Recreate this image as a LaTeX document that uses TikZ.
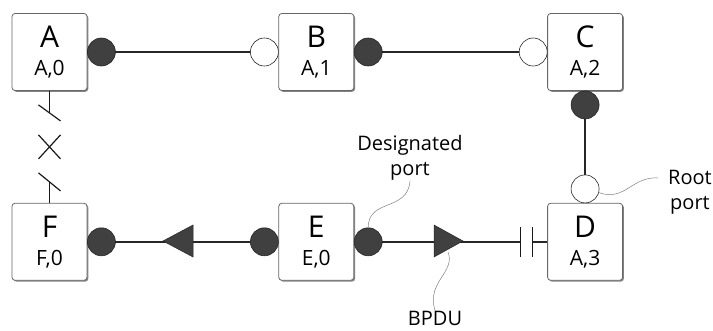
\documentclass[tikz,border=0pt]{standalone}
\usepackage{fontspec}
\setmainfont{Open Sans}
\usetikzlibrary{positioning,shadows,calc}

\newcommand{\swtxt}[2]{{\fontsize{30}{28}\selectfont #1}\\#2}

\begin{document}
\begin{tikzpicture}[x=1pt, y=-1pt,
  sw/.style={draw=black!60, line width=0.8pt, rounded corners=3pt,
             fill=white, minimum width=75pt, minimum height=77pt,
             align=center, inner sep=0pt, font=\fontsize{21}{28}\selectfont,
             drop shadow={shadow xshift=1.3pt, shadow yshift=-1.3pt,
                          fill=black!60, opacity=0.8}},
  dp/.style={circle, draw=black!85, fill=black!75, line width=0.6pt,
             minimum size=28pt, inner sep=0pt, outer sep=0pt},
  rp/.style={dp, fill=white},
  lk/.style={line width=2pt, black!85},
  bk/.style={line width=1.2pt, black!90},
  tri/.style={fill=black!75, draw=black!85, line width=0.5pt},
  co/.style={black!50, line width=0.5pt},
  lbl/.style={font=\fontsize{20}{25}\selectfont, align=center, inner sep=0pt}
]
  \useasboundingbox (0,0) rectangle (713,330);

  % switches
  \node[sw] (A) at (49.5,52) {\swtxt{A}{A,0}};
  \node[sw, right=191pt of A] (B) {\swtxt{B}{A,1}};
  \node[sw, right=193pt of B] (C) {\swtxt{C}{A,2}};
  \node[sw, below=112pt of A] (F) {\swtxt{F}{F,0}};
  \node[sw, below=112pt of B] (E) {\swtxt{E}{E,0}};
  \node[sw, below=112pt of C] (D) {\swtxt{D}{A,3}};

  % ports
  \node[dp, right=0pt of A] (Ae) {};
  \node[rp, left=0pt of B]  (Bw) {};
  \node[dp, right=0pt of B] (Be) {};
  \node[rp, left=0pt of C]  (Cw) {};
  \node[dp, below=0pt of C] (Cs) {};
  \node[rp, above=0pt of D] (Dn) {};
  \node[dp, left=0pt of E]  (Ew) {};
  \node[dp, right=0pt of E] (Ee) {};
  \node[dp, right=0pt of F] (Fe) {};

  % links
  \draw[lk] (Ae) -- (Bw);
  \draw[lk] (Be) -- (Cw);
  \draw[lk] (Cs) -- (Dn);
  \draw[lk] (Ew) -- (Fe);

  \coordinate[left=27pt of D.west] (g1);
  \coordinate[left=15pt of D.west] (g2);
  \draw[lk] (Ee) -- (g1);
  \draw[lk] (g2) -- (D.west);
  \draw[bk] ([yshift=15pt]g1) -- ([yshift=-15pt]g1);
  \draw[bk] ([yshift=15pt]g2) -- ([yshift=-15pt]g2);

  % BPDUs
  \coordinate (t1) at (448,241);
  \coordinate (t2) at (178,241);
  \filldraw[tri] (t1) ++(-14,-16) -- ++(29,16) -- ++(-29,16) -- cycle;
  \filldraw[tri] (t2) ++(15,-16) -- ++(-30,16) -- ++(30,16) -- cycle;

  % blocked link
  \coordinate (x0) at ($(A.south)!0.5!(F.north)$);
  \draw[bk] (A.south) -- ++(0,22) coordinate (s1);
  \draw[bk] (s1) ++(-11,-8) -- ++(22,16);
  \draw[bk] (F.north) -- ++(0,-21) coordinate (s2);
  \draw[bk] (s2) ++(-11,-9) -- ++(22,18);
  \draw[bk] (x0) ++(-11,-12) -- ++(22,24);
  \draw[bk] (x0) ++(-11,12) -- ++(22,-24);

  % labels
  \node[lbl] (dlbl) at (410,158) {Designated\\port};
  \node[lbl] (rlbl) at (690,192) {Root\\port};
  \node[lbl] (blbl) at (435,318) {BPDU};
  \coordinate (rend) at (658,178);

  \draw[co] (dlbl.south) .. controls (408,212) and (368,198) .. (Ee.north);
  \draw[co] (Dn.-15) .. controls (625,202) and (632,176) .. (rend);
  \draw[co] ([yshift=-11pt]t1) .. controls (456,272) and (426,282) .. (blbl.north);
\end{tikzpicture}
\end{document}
######
Task brief> What is needed is an exact reproduction of the data, pictures excluded.

Result of the exercise>
Recreate this image as a LaTeX document that uses TikZ.
\documentclass[tikz,border=0pt]{standalone}
\usepackage{fontspec}
\setmainfont{Open Sans}
\usetikzlibrary{positioning,shadows,calc}

\newcommand{\swtxt}[2]{{\fontsize{30}{28}\selectfont #1}\\#2}

\begin{document}
\begin{tikzpicture}[x=1pt, y=-1pt,
  sw/.style={draw=black!60, line width=0.8pt, rounded corners=3pt,
             fill=white, minimum width=75pt, minimum height=77pt,
             align=center, inner sep=0pt, font=\fontsize{21}{28}\selectfont,
             drop shadow={shadow xshift=1.3pt, shadow yshift=-1.3pt,
                          fill=black!60, opacity=0.8}},
  dp/.style={circle, draw=black!85, fill=black!75, line width=0.6pt,
             minimum size=28pt, inner sep=0pt, outer sep=0pt},
  rp/.style={dp, fill=white},
  lk/.style={line width=2pt, black!85},
  bk/.style={line width=1.2pt, black!90},
  tri/.style={fill=black!75, draw=black!85, line width=0.5pt},
  co/.style={black!50, line width=0.5pt},
  lbl/.style={font=\fontsize{20}{25}\selectfont, align=center, inner sep=0pt}
]
  \useasboundingbox (0,0) rectangle (713,330);

  % switches
  \node[sw] (A) at (49.5,52) {\swtxt{A}{A,0}};
  \node[sw, right=191pt of A] (B) {\swtxt{B}{A,1}};
  \node[sw, right=193pt of B] (C) {\swtxt{C}{A,2}};
  \node[sw, below=112pt of A] (F) {\swtxt{F}{F,0}};
  \node[sw, below=112pt of B] (E) {\swtxt{E}{E,0}};
  \node[sw, below=112pt of C] (D) {\swtxt{D}{A,3}};

  % ports
  \node[dp, right=0pt of A] (Ae) {};
  \node[rp, left=0pt of B]  (Bw) {};
  \node[dp, right=0pt of B] (Be) {};
  \node[rp, left=0pt of C]  (Cw) {};
  \node[dp, below=0pt of C] (Cs) {};
  \node[rp, above=0pt of D] (Dn) {};
  \node[dp, left=0pt of E]  (Ew) {};
  \node[dp, right=0pt of E] (Ee) {};
  \node[dp, right=0pt of F] (Fe) {};

  % links
  \draw[lk] (Ae) -- (Bw);
  \draw[lk] (Be) -- (Cw);
  \draw[lk] (Cs) -- (Dn);
  \draw[lk] (Ew) -- (Fe);

  \coordinate[left=27pt of D.west] (g1);
  \coordinate[left=15pt of D.west] (g2);
  \draw[lk] (Ee) -- (g1);
  \draw[lk] (g2) -- (D.west);
  \draw[bk] ([yshift=15pt]g1) -- ([yshift=-15pt]g1);
  \draw[bk] ([yshift=15pt]g2) -- ([yshift=-15pt]g2);

  % BPDUs
  \coordinate (t1) at (448,241);
  \coordinate (t2) at (178,241);
  \filldraw[tri] (t1) ++(-14,-16) -- ++(29,16) -- ++(-29,16) -- cycle;
  \filldraw[tri] (t2) ++(15,-16) -- ++(-30,16) -- ++(30,16) -- cycle;

  % blocked link
  \coordinate (x0) at ($(A.south)!0.5!(F.north)$);
  \draw[bk] (A.south) -- ++(0,22) coordinate (s1);
  \draw[bk] (s1) ++(-11,-8) -- ++(22,16);
  \draw[bk] (F.north) -- ++(0,-21) coordinate (s2);
  \draw[bk] (s2) ++(-11,-9) -- ++(22,18);
  \draw[bk] (x0) ++(-11,-12) -- ++(22,24);
  \draw[bk] (x0) ++(-11,12) -- ++(22,-24);

  % labels
  \node[lbl] (dlbl) at (410,158) {Designated\\port};
  \node[lbl] (rlbl) at (690,192) {Root\\port};
  \node[lbl] (blbl) at (435,318) {BPDU};
  \coordinate (rend) at (658,178);

  \draw[co] (dlbl.south) .. controls (408,212) and (368,198) .. (Ee.north);
  \draw[co] (Dn.-15) .. controls (625,202) and (632,176) .. (rend);
  \draw[co] ([yshift=-11pt]t1) .. controls (456,272) and (426,282) .. (blbl.north);
\end{tikzpicture}
\end{document}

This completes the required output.